A few weeks after this game, on July 4, 1973, Stein died of a heart attack. Many different versions explain the nature of his passing. Rumors have run rampant in the chess world ever since. The most colorful is that Stein fell under the charms of GM Yuri Averbakh's daughter and, after a long night of lovemaking, succumbed because of his exertions.

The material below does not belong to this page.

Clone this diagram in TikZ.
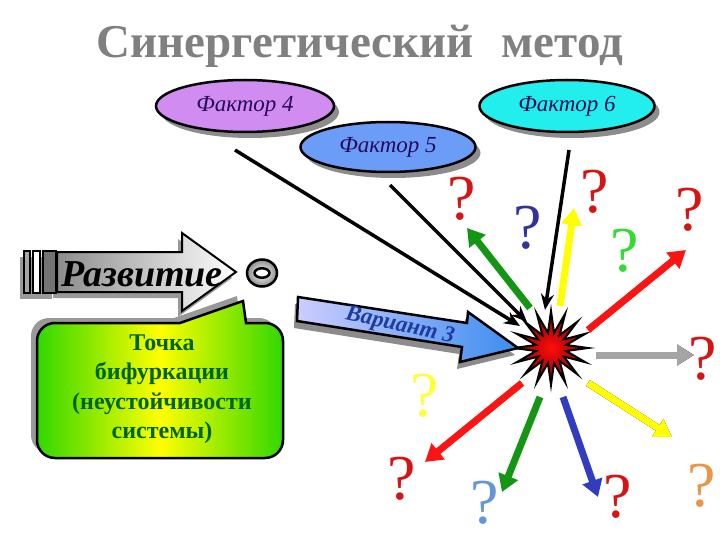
\documentclass[tikz,border=0pt]{standalone}
\usepackage{fontspec}
\setmainfont{Liberation Serif}
\usetikzlibrary{arrows.meta,shapes.geometric,shadows,calc}
\definecolor{titlegray}{RGB}{128,128,128}
\definecolor{ftext}{RGB}{40,10,90}
\definecolor{fviolet}{RGB}{208,140,240}
\definecolor{fblue}{RGB}{106,156,248}
\definecolor{fcyan}{RGB}{34,238,238}
\definecolor{agreen}{RGB}{20,150,20}
\definecolor{ayellow}{RGB}{255,255,0}
\definecolor{ared}{RGB}{250,20,20}
\definecolor{agray}{RGB}{165,165,165}
\definecolor{ablue}{RGB}{50,60,190}
\definecolor{qred}{RGB}{215,20,20}
\definecolor{qblue}{RGB}{50,50,160}
\definecolor{qgreen}{RGB}{50,220,50}
\definecolor{qyellow}{RGB}{255,255,60}
\definecolor{qlblue}{RGB}{100,150,220}
\definecolor{qorange}{RGB}{235,150,70}
\definecolor{cgreen}{RGB}{50,215,0}
\definecolor{ctext}{RGB}{0,100,0}
\definecolor{vtext}{RGB}{30,60,160}
\begin{document}
\begin{tikzpicture}[x=1pt,y=-1pt,
  factor/.style={ellipse, draw=black, line width=2.5pt, minimum width=178pt,
    minimum height=52pt, inner sep=0pt, text=ftext,
    font=\fontsize{23}{23}\selectfont\itshape,
    drop shadow={shadow xshift=5pt, shadow yshift=-6pt, fill=black!45, opacity=1}},
  blackarrow/.style={line width=3.5pt, -{Stealth[length=16pt,width=13pt]}},
  carrow/.style={line width=7pt, -{Triangle[length=17pt,width=20pt]}},
  qmark/.style={inner sep=0pt, font=\fontsize{64}{64}\selectfont},
]
\useasboundingbox (0,0) rectangle (720,540);

% title
\node[text=titlegray, font=\fontsize{47}{47}\selectfont\bfseries] (title) at (360,46)
  {Синергетический\hspace{0.6em}метод};

% factor ellipses
\node[factor, fill=fviolet] (f4) at (245,106) {Фактор 4};
\node[factor, fill=fcyan, minimum width=175pt] (f6) at (567,106) {Фактор 6};
\node[factor, fill=fblue, minimum width=175pt, minimum height=50pt] (f5) at (388,147) {Фактор 5};

% burst
\node[star, star points=16, star point ratio=2.4, minimum size=74pt, inner sep=0pt,
  draw=black, line width=2pt, inner color=red!95!white, outer color=red!50!black] (burst) at (551,348) {};

% black connectors
\coordinate (c4) at (235,150);
\coordinate (c5) at (390,185);
\coordinate (c6) at (569,150);
\coordinate (e4) at (520,326);
\coordinate (e5) at (527,322);
\coordinate (e6) at (545,310);

% coloured arrows (coordinates)
\coordinate (g1s) at (530,308); \coordinate (g1e) at (467,228);
\coordinate (y1s) at (560,306); \coordinate (y1e) at (574,208);
\coordinate (r1s) at (588,330); \coordinate (r1e) at (686,250);
\coordinate (gr1s) at (596,355); \coordinate (gr1e) at (694,355);
\coordinate (y2s) at (588,383); \coordinate (y2e) at (672,437);
\coordinate (b1s) at (563,397); \coordinate (b1e) at (598,497);
\coordinate (g2s) at (540,397); \coordinate (g2e) at (502,492);
\coordinate (r2s) at (522,383); \coordinate (r2e) at (425,462);

\draw[carrow, draw=agreen] (g1s) -- (g1e);
\draw[carrow, draw=ayellow] (y1s) -- (y1e);
\draw[blackarrow] (c4) -- (e4);
\draw[blackarrow] (c5) -- (e5);
\draw[blackarrow] (c6) -- (e6);
\draw[carrow, draw=ared] (r1s) -- (r1e);
\draw[carrow, draw=black, shift={(0,3)}] (gr1s) -- (gr1e);
\draw[carrow, draw=agray] (gr1s) -- (gr1e);
\draw[carrow, draw=black, shift={(3,1)}] (y2s) -- (y2e);
\draw[carrow, draw=ayellow] (y2s) -- (y2e);
\draw[carrow, draw=ablue] (b1s) -- (b1e);
\draw[carrow, draw=agreen] (g2s) -- (g2e);
\draw[carrow, draw=ared] (r2s) -- (r2e);

% question marks
\node[qmark, text=qred] (q1) at (462,199) {?};
\node[qmark, text=qblue] (q2) at (528,228) {?};
\node[qmark, text=qred] (q3) at (595,192) {?};
\node[qmark, text=qgreen] (q4) at (625,251) {?};
\node[qmark, text=qred] (q5) at (690,210) {?};
\node[qmark, text=qred] (q6) at (703,359) {?};
\node[qmark, text=qyellow] (q7) at (425,396) {?};
\node[qmark, text=qred] (q8) at (402,479) {?};
\node[qmark, text=qlblue] (q9) at (485,503) {?};
\node[qmark, text=qred] (q10) at (618,497) {?};
\node[qmark, text=qorange] (q11) at (702,486) {?};

% Variant 3 arrow
\fill[black!45] (295,304) -- (464,330) -- (465,319) -- (515,355) -- (457,369) -- (459,354) -- (294,328) -- cycle;
\draw[line width=2.5pt, draw=black, left color={rgb,255:red,205;green,205;blue,255}, right color={rgb,255:red,60;green,140;blue,240}]
  (298,297) -- (467,323) -- (468,312) -- (518,348) -- (460,362) -- (462,347) -- (297,321) -- cycle;
\node[rotate=-12, text=vtext, font=\fontsize{23}{23}\selectfont\bfseries\itshape] (var) at (400,326) {Вариант 3};

% Development arrow
\begin{scope}[shift={(-4,6)}]
  \fill[black!40] (57,252) -- (182,252) -- (182,233) -- (236,272) -- (182,311) -- (182,292) -- (57,292) -- cycle;
  \fill[black!40] (24,251) rectangle (56,293);
\end{scope}
\draw[line width=2pt, left color=black!45, right color=white]
  (57,252) -- (182,252) -- (182,233) -- (236,272) -- (182,311) -- (182,292) -- (57,292) -- cycle;
\draw[line width=1.8pt, fill=black!35] (24,251) rectangle (30,293);
\draw[line width=1.8pt, fill=white] (33,251) rectangle (40,293);
\draw[line width=1.8pt, fill=black!55] (43,251) rectangle (56,293);
\node[font=\fontsize{38}{38}\selectfont\bfseries\itshape, anchor=base west] (dev) at (58,286) {Развитие};

% ring symbol
\node[ellipse, draw=black, line width=2.5pt, minimum width=30pt, minimum height=27pt,
  inner color=white, outer color=black!45] (ring) at (262,273) {};
\node[ellipse, draw=black, line width=2.5pt, minimum width=15pt, minimum height=9pt,
  fill=white] (ringin) at (ring.center) {};

% callout
\newcommand\myCallout{(180,323) -- (55,323) arc[start angle=90,end angle=180,radius=18pt]
  -- (37,440) arc[start angle=180,end angle=270,radius=18pt]
  -- (265,458) arc[start angle=270,end angle=360,radius=18pt]
  -- (283,341) arc[start angle=0,end angle=90,radius=18pt]
  -- (246,323) -- (243,301) -- cycle}
\fill[black!40, shift={(-6,-5)}] \myCallout;
\draw[line width=2.5pt, left color=cgreen, right color=cgreen, middle color=yellow] \myCallout;
\node[align=center, text=ctext, font=\fontsize{24}{29.5}\selectfont\bfseries] (bif) at (162,389)
  {Точка\\бифуркации\\(неустойчивости\\системы)};
\end{tikzpicture}
\end{document}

We do know that he had rheumatic fever as a child during World War II. None other than Korchnoi claims that a young doctor gave Stein an injection just prior to leaving for Brazil that killed him. Here is Korchnoi's account, word for word:

I know how he died. Stein was preparing for the Interzonal tournament in Brazil. And, as they did with everyone traveling to exotic countries, the doctors have him strong injections against a variety of illnesses.… His organism could not cope with this. In hotel “Russia” at the dead of the night, someone called me on the phone and did not say anything. Later I understood that it was Leonid calling, but he no longer had the strength to say anything. In this way, having bade a silent farewell, a most talented chess player departed at the bloom of his age and strength.

Gufeld told Kasparov at the 1980 International Tournament in Baku: "You know, in 1973 Stein was stronger than even Karpov!"

Fischer expressed his thoughts this way: "I am shocked by the untimely death of Leonid Stein, a brilliant grandmaster and a good friend. I express my sympathy to his family and the chess community."

I always insist on celebrating a man's life, what he accomplished rather than lamenting what he could have done, if only, or what he did not achieve, and this is a man who accomplished quite a lot in the brief time he was allotted.

One fact is certain, Stein was a unique player who stood out in a unique time, a time called the "Golden Age of Chess." His hallowed place among the pantheon of iconic legendary players will forever be secure.